Figure scripts:
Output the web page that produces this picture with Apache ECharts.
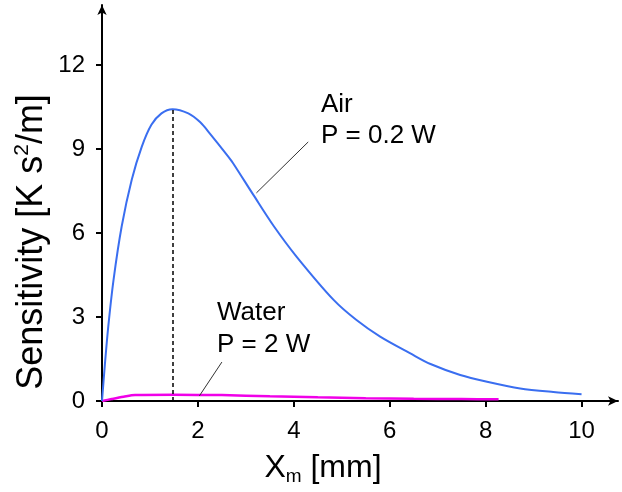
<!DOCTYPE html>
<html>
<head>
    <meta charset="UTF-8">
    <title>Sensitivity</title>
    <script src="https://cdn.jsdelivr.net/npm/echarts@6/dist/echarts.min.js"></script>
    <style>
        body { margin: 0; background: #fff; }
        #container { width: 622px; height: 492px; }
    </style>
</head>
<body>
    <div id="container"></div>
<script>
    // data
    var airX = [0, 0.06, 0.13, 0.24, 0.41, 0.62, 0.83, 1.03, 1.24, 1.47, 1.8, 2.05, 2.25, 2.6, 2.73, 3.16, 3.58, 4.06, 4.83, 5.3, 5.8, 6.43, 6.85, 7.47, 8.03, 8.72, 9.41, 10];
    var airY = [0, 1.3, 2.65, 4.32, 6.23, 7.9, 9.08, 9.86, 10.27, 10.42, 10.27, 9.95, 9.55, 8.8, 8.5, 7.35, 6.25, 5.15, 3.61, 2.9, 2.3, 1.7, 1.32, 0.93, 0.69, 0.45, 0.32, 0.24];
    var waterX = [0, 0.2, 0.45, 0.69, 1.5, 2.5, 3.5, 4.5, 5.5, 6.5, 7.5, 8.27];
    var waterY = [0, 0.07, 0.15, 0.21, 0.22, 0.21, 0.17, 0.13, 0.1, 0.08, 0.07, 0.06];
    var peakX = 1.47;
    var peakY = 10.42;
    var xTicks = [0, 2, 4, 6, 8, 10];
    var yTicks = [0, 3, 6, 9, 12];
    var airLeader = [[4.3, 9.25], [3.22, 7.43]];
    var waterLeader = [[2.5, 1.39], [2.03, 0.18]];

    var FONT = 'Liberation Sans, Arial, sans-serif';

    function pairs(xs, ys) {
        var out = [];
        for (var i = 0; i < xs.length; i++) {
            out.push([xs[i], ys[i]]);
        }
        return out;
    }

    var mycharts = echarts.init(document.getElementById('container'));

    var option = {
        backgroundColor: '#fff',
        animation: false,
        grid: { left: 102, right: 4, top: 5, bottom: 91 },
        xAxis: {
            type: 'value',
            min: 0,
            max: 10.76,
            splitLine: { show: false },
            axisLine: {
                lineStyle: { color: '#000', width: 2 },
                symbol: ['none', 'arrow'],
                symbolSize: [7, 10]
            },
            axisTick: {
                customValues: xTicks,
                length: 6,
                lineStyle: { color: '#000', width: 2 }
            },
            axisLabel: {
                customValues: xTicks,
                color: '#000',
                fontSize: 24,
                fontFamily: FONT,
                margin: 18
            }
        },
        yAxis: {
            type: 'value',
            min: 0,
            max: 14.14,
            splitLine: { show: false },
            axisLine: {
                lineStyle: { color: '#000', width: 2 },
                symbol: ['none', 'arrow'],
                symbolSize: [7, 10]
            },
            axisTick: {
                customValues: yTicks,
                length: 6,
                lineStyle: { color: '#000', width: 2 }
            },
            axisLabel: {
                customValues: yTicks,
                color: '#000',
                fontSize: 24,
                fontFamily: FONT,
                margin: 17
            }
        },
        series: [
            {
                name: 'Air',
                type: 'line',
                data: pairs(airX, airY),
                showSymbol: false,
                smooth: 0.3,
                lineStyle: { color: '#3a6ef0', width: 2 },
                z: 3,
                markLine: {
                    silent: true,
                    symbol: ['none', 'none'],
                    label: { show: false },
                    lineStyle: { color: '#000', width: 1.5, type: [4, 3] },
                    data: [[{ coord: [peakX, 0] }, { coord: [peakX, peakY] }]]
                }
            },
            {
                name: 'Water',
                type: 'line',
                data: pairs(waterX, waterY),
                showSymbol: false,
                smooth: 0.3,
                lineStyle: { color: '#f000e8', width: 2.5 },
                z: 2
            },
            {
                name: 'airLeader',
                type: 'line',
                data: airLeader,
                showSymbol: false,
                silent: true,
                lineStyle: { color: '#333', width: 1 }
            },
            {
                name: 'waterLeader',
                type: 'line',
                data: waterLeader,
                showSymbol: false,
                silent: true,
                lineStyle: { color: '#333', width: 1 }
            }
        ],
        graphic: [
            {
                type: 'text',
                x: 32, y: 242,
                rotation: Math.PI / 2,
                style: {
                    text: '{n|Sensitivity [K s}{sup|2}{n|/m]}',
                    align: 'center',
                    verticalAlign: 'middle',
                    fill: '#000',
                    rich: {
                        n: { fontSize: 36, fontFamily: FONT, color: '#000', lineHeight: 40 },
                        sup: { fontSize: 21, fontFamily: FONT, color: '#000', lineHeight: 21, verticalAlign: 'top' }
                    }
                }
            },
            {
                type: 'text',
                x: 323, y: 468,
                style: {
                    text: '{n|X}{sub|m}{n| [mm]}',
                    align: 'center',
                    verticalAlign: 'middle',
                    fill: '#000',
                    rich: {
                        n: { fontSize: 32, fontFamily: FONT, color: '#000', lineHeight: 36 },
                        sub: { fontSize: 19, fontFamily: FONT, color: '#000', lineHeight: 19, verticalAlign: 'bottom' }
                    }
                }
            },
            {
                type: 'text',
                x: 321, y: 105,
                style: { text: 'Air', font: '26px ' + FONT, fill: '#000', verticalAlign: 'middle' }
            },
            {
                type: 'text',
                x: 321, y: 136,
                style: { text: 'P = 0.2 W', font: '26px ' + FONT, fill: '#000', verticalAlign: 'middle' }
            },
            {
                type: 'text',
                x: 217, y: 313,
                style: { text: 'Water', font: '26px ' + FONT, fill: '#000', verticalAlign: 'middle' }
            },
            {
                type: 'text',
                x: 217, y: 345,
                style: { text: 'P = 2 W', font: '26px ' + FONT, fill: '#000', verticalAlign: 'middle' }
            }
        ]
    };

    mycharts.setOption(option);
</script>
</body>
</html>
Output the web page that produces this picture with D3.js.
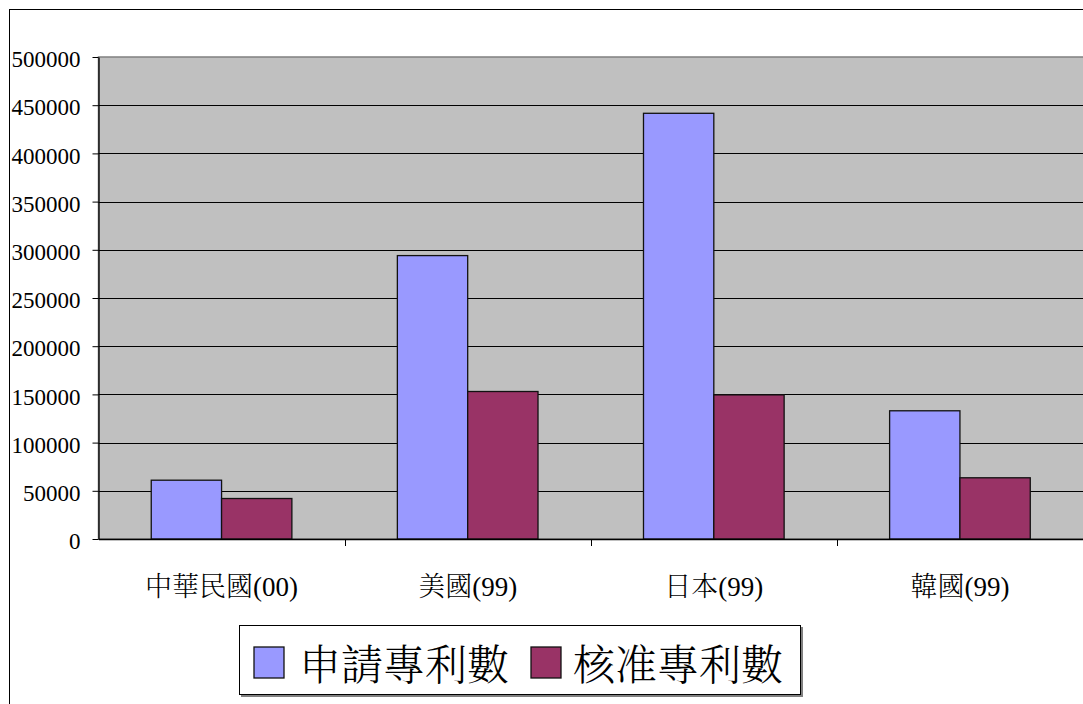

● **INSTRUCTION**: Copy whichever lines in the listing above contain the word "that".

● **RESULT**:
Output the web page that produces this picture with Apache ECharts.
Output the web page that produces this picture with D3.js.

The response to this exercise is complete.